In Wealth Management Is It Speculating, Investing Or Are Results Simply Random?

Written by admin on December 6th, 2010

Below are a few frequently asked questions as well as answers, regarding wealth management, financial planning and the financial industry.

Q: Are my portfolios positioned to endure another economic downturn? If not, how do we ensure that they are?

A: We are long-term investors, not market-timers. We look for long-term bargains and do not try to time the markets. We must allow for our portfolios to fall during downturns in order fully participate in the long-term benefits of our wealth management. Because of market cycle fluctuations, the money we manage should be viewed as long-term money. As for retired clients who take income from their portfolios, they need to understand our goal is long-term growth of income, not short-term market timing. That said, a normal by-product of favoring investments with higher-than-average dividends, cash flow, balance sheets and price-to-value fundamentals in normal market downturns generally provides a downside cushion.

Q: What is the impact of the U.S. dollar dropping in value, and how do we protect against it?

A: In addition to inflation, another result we anticipate from the stimulus actions of our government, namely extremely low interest rates and massive borrowing/spending, is downward pressure on the U.S. dollar. This phenomenon also has dual outcomes. A devalued U.S. dollar makes domestic goods and services less expensive to countries with stronger currencies, which should make American businesses more competitive globally and thus stimulate our economy. But for consumers at home, it means that nearly everything we buy will become more expensive due both directly to increasing costs of foreign products/labor and indirectly to increasing prices of purely domestic competing goods and services. Foreign-denominated assets, such as foreign-listed stocks and bonds, directly increase in dollar terms as the dollar falls. FIM Group, however, does not invest in foreign investments merely because we are predicting the direction of currencies. As a matter of fact, we require a higher margin of safety in the prices of the foreign investments we buy specifically because of the added risks currency fluctuations may present. We currently invest in foreign economies and companies that we feel are poised to benefit from local, global and company-specific factors, resulting in our portfolios benefiting from a weakening dollar.

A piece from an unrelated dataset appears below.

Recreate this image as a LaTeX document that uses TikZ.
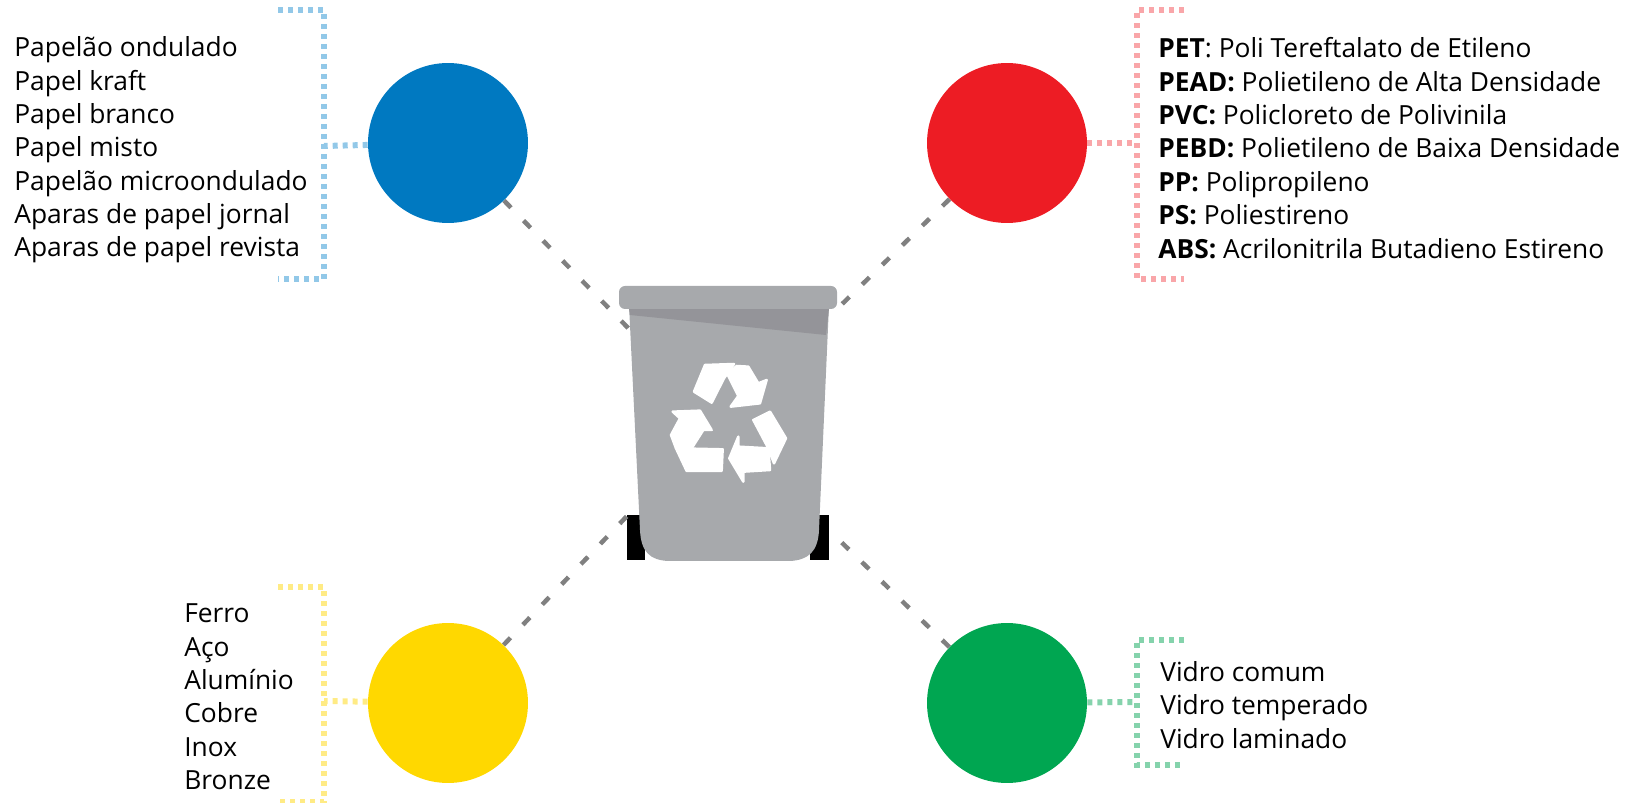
\documentclass[tikz,border=0pt]{standalone}
\usepackage{fontspec}
\setmainfont{Open Sans}
\usetikzlibrary{calc}
\definecolor{azul}{HTML}{0079C1}
\definecolor{vermelho}{HTML}{ED1C24}
\definecolor{amarelo}{HTML}{FFD800}
\definecolor{verde}{HTML}{00A651}
\definecolor{azulclaro}{HTML}{92C8E8}
\definecolor{vermelhoclaro}{HTML}{F9A6A9}
\definecolor{amareloclaro}{HTML}{FFEB85}
\definecolor{verdeclaro}{HTML}{85D3AC}
\definecolor{lixeira}{HTML}{A7A9AC}
\definecolor{sombra}{HTML}{949499}
\begin{document}
\begin{tikzpicture}
        [x=0.02cm, y=-0.02cm,
        bola/.style={circle, minimum size=3.2cm, inner sep=0pt},
        lista/.style={align=left, font=\fontsize{15}{19}\selectfont, inner sep=0pt},
        colchete/.style={line width=1.2mm, dash pattern=on 1mm off 1mm},
        ligacao/.style={line width=0.9mm, gray, dash pattern=on 2mm off 3.6mm},
        reciclo/.style={fill=white, draw=white, line width=0.5mm, line join=round}]
            \useasboundingbox (0,0) rectangle (1650,803);
            %bolas
            \node (azul) at (448,143)[bola, fill=azul]{};
            \node (vermelho) at (1007,143)[bola, fill=vermelho]{};
            \node (amarelo) at (448,703)[bola, fill=amarelo]{};
            \node (verde) at (1007,703)[bola, fill=verde]{};
            %corpo da lixeira
            \fill[black] (627,515) rectangle (645,560);
            \fill[black] (810,515) rectangle (829,560);
            \fill[lixeira] (629,305)-- (829,305)-- (819,530)..controls (818,552) and (808,560).. (790,561)
            -- (668,561)..controls (650,560) and (641,552).. (640,530)-- cycle;
            \fill[sombra] (629,309)-- (829,309)-- (826,335)-- (630,315)-- cycle;
            \fill[lixeira, rounded corners=1.2mm] (619,286) rectangle (837,309);
            %simbolo de reciclagem
            \begin{scope}[shift={(590,270)}, x=0.00667cm, y=-0.00667cm]
                \path[reciclo] (345,285)-- (432,282)-- (402,325)-- (365,398)-- (312,365)-- cycle;
                \path[reciclo] (412,312)-- (440,288)-- (475,290)-- (505,340)-- (530,330)-- (510,400)-- (422,410)-- (445,378)-- cycle;
                \path[reciclo] (490,450)-- (540,425)-- (588,505)-- (552,580)-- (535,535)-- cycle;
                \path[reciclo] (535,535)-- (540,600)-- (460,605)-- (460,635)-- (418,565)-- (445,500)-- (445,530)-- cycle;
                \path[reciclo] (258,535)-- (398,538)-- (395,603)-- (290,603)-- cycle;
                \path[reciclo] (248,425)-- (330,422)-- (365,480)-- (340,480)-- (305,535)-- (258,535)-- (243,495)-- (270,445)-- cycle;
            \end{scope}
            %pontos da lixeira
            \coordinate (binA) at (631,331);
            \coordinate (binV) at (836,310);
            \coordinate (binY) at (628,515);
            \coordinate (binG) at (836,537);
            %ligacoes
            \draw[ligacao] (azul)-- (binA);
            \draw[ligacao] (vermelho)-- (binV);
            \draw[ligacao] (amarelo)-- (binY);
            \draw[ligacao] (verde)-- (binG);
            %colchetes
            \draw[colchete, azulclaro] (278,10)-- (324,10)-- (324,279)-- (278,279);
            \coordinate (meioA) at (324,146);
            \draw[colchete, azulclaro] (azul)-- (meioA);
            \draw[colchete, vermelhoclaro] (1184,10)-- (1137,10)-- (1137,279)-- (1184,279);
            \coordinate (meioV) at (1137,143);
            \draw[colchete, vermelhoclaro] (vermelho)-- (meioV);
            \draw[colchete, amareloclaro] (278,587)-- (324,587)-- (324,802)-- (278,802);
            \coordinate (meioY) at (324,701);
            \draw[colchete, amareloclaro] (amarelo)-- (meioY);
            \draw[colchete, verdeclaro] (1184,640)-- (1137,640)-- (1137,765)-- (1184,765);
            \coordinate (meioG) at (1137,702);
            \draw[colchete, verdeclaro] (verde)-- (meioG);
            %listas
            \node (papel) at (14,150)[right, lista]{Papelão ondulado\\Papel kraft\\Papel branco\\Papel misto\\Papelão microondulado\\Aparas de papel jornal\\Aparas de papel revista};
            \node (plastico) at (1158,148)[right, lista]{\textbf{PET}: Poli Tereftalato de Etileno\\\textbf{PEAD:} Polietileno de Alta Densidade\\\textbf{PVC:} Policloreto de Polivinila\\\textbf{PEBD:} Polietileno de Baixa Densidade\\\textbf{PP:} Polipropileno\\\textbf{PS:} Poliestireno\\\textbf{ABS:} Acrilonitrila Butadieno Estireno};
            \node (metal) at (184,697)[right, lista]{Ferro\\Aço\\Alumínio\\Cobre\\Inox\\Bronze};
            \node (vidro) at (1160,705)[right, lista]{Vidro comum\\Vidro temperado\\Vidro laminado};
    \end{tikzpicture}
\end{document}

Q: The financial industry has convinced many investors that “markets are efficient,” “you can’t beat the market” and several other “truths,” so why should an investor pay fees for active management?

A: It is indeed true that 80% of the so-called money managers (actually mutual fund managers are the universe used in such studies) under perform the average (i.e., the market indexes). But that does not mean markets are efficient. Nor does it mean that the approaches used by the mediocre managers are anything but mediocre. Mediocrity, plus mutual fund constraints, minus fees equals lackluster performance. No argument here. But what about the other 20%? Using this theory implies that on any Sunday every football team has the same odds of winning as every other team. It implies that Tiger Woods, Roger Federer or the New York Yankees have the same probability of finishing in the top half of the pack as the bottom. The fallacy in this logic seems obvious to most people when talking about sports or other fields, yet some still believe that investment success is random. Tiger, Roger and Mr. Steinbrenner all have systematic competitive advantages.

So do investment managers who employ time-tested techniques and skills such as favoring securities with the qualities mentioned above and avoiding securities that are either overpriced or have headwinds to overcome. Yes, Tiger misses the cut sometimes. Yes, managers with solid long-term performance have periods where they under perform some arbitrary index. But in the long run, time-tested disciplines provide better returns with less downside risk (on average!) than random investing. In the case of FIM Group, we missed the cut in 2008. But we have regained ground lost to most arbitrary benchmarks (such as the S&P 500) in 2009. Nevertheless, one year versus another is not what counts. What counts are long-term results. For readers who have not been with us for more than ten years, I encourage you to ask your FIM Group adviser to show you our ten-year returns for periods ending September 30, 2009, or ten-year periods ending 2008, 2007, 2006, etc. Past performance notwithstanding, we remain forward-focused. We manage in the present, employing the timely strategies such as those described above. But we remain flexible, with our ears to the ground, and willing to change course as conditions warrant.